EXERCISE DIRECTIONS »
Check every line below for the string "this", and copy the lines that contain it.

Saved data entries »
* * * * * * * * *

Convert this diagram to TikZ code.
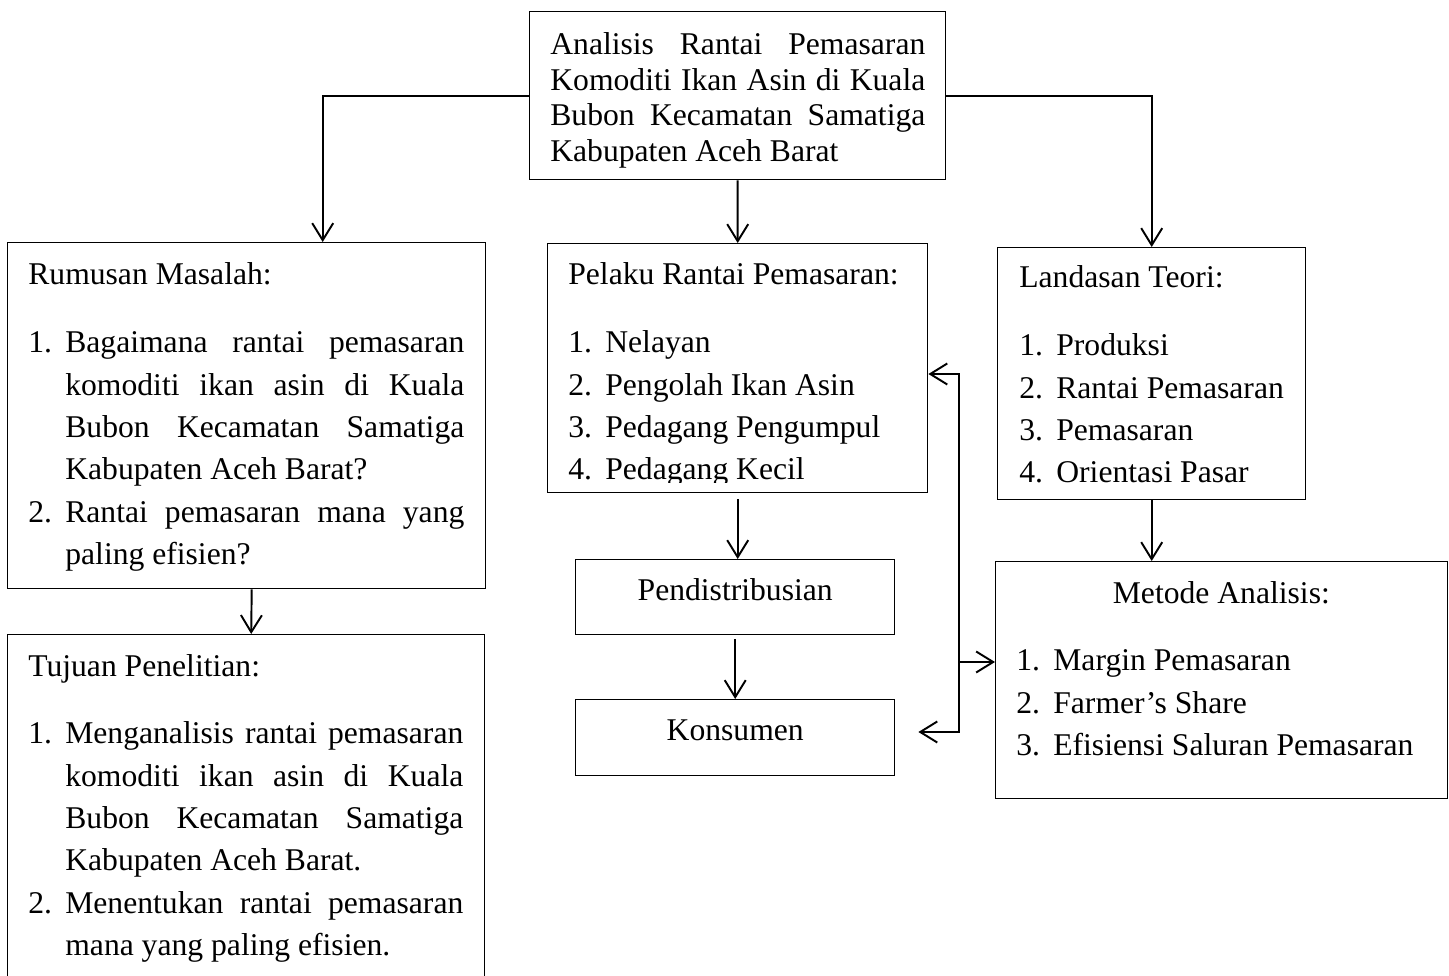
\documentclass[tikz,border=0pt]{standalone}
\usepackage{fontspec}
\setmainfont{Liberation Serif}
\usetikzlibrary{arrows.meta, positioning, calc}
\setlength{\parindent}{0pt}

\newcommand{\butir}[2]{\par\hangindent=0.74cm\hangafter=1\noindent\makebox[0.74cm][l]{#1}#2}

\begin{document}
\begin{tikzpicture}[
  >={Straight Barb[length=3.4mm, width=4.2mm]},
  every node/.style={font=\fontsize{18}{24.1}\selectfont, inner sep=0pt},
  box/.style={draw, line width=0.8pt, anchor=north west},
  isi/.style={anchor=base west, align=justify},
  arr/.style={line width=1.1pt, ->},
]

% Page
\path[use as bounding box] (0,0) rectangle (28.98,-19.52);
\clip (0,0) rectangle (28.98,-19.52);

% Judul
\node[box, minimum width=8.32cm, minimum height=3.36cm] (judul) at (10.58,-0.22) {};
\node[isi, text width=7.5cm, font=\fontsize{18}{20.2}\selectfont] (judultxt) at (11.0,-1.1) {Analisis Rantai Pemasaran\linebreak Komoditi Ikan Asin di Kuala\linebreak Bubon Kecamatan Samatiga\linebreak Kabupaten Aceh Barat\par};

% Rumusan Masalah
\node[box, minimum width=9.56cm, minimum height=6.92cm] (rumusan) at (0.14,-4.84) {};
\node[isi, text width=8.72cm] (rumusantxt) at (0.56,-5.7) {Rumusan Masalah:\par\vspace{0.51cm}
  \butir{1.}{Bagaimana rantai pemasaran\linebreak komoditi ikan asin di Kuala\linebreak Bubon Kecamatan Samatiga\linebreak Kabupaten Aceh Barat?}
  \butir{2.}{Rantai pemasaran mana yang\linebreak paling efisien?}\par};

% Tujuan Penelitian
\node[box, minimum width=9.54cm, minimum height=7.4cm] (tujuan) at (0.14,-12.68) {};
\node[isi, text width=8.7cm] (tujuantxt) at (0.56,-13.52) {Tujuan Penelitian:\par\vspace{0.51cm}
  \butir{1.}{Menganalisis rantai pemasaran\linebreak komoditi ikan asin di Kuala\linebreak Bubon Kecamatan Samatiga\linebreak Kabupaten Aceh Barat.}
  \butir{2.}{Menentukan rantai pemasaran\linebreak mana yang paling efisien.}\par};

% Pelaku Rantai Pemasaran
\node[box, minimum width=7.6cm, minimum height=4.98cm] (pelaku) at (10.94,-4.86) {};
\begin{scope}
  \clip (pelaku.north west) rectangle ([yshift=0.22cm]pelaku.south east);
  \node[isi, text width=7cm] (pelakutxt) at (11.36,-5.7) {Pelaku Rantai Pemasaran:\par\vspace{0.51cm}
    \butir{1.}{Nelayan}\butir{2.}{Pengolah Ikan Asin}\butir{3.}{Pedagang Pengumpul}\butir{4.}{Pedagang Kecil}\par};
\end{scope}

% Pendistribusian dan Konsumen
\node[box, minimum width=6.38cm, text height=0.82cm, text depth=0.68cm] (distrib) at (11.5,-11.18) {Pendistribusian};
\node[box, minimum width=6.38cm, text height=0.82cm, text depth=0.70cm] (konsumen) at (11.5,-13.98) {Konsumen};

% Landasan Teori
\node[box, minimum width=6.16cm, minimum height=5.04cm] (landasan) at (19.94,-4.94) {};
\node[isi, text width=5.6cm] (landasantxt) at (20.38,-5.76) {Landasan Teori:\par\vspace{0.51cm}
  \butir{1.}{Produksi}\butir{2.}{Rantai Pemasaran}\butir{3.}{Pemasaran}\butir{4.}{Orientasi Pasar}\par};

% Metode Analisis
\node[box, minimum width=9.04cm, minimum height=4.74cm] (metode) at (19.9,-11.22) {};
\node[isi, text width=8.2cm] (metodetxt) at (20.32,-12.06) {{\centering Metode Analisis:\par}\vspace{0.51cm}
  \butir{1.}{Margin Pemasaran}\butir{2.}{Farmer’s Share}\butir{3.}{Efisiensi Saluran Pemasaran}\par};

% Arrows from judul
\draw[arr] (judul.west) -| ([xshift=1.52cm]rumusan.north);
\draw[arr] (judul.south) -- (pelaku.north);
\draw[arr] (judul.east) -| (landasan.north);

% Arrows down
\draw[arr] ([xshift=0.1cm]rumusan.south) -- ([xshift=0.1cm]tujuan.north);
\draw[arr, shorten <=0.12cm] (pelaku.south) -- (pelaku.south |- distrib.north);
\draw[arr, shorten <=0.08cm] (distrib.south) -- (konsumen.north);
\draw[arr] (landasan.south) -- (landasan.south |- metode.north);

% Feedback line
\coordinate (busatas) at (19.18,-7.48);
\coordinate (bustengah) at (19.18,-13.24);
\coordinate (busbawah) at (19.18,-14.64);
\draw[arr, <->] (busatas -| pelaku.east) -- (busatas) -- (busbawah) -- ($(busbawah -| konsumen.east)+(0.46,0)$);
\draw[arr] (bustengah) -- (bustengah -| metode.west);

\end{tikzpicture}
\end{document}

* * * * * * * * *

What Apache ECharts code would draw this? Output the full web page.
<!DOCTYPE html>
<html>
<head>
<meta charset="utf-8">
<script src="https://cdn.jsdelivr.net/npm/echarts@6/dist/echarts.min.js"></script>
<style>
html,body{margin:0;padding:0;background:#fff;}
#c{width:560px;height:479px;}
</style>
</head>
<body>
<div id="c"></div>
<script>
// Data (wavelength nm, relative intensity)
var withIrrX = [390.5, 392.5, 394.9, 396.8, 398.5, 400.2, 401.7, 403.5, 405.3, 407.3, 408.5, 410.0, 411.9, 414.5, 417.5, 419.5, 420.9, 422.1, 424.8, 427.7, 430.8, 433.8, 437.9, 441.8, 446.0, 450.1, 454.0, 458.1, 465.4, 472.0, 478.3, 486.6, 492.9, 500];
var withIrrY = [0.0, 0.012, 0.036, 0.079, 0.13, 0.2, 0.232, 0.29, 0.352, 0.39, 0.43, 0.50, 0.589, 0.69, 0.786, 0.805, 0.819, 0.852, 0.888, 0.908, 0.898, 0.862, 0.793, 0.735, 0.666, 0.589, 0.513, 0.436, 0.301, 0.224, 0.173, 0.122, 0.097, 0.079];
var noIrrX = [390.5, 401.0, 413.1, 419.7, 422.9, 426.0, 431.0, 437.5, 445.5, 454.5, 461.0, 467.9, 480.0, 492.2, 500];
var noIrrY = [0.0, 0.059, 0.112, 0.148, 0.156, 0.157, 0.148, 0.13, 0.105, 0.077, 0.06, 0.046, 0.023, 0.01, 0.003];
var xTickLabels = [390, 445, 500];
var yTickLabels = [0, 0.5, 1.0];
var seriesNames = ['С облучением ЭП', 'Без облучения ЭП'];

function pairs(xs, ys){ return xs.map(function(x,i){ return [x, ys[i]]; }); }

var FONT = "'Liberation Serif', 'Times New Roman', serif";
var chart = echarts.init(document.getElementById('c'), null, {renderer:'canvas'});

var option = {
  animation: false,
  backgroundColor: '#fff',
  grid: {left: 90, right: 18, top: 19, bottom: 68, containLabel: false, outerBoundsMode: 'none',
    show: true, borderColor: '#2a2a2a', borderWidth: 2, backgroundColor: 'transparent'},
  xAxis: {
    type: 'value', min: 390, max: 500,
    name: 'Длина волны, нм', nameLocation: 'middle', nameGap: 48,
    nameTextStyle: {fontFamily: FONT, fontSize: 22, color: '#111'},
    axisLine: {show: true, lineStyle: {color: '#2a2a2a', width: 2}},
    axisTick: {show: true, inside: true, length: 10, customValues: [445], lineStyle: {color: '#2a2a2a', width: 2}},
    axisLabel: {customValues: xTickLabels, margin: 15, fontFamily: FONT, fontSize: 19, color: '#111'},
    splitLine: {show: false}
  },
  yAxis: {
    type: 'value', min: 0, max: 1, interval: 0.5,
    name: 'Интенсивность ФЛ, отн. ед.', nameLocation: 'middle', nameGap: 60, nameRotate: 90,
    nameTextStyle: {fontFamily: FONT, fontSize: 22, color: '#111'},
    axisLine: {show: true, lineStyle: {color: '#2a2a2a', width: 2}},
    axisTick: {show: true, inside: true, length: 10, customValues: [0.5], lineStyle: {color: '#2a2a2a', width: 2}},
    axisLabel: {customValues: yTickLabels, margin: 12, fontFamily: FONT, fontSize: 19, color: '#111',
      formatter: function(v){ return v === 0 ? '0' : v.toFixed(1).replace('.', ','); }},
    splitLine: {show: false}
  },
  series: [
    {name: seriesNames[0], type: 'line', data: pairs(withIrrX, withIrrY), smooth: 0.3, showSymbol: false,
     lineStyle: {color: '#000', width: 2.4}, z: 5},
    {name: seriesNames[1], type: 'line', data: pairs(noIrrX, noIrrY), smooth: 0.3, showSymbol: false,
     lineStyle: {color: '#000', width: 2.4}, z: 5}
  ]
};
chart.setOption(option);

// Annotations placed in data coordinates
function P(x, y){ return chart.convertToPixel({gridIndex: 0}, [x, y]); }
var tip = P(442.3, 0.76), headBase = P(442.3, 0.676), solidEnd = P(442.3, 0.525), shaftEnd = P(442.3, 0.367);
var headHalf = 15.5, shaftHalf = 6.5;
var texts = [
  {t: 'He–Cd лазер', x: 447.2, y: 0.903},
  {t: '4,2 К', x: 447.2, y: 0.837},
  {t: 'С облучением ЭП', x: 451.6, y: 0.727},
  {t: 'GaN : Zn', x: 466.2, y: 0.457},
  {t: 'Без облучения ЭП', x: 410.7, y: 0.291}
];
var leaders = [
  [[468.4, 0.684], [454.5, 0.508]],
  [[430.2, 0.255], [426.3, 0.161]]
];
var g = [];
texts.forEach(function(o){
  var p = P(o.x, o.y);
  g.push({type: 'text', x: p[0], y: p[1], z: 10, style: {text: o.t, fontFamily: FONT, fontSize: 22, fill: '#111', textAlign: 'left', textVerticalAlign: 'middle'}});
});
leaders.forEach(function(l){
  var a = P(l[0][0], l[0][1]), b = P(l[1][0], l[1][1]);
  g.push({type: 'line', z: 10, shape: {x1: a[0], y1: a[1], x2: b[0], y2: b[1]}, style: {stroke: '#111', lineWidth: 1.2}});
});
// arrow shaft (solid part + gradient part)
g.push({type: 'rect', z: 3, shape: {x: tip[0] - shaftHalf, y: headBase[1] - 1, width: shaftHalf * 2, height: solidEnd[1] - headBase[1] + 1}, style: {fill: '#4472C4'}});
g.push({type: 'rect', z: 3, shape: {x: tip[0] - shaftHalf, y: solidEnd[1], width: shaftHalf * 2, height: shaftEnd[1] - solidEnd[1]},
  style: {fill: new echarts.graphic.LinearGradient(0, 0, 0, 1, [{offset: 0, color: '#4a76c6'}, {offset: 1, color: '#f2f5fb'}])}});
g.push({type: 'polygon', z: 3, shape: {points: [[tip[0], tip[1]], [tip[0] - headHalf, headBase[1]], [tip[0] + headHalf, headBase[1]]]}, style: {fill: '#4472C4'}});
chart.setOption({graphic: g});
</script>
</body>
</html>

* * * * * * * * *

SOLUTION TO THE EXERCISE »
Convert this diagram to TikZ code.
What Apache ECharts code would draw this? Output the full web page.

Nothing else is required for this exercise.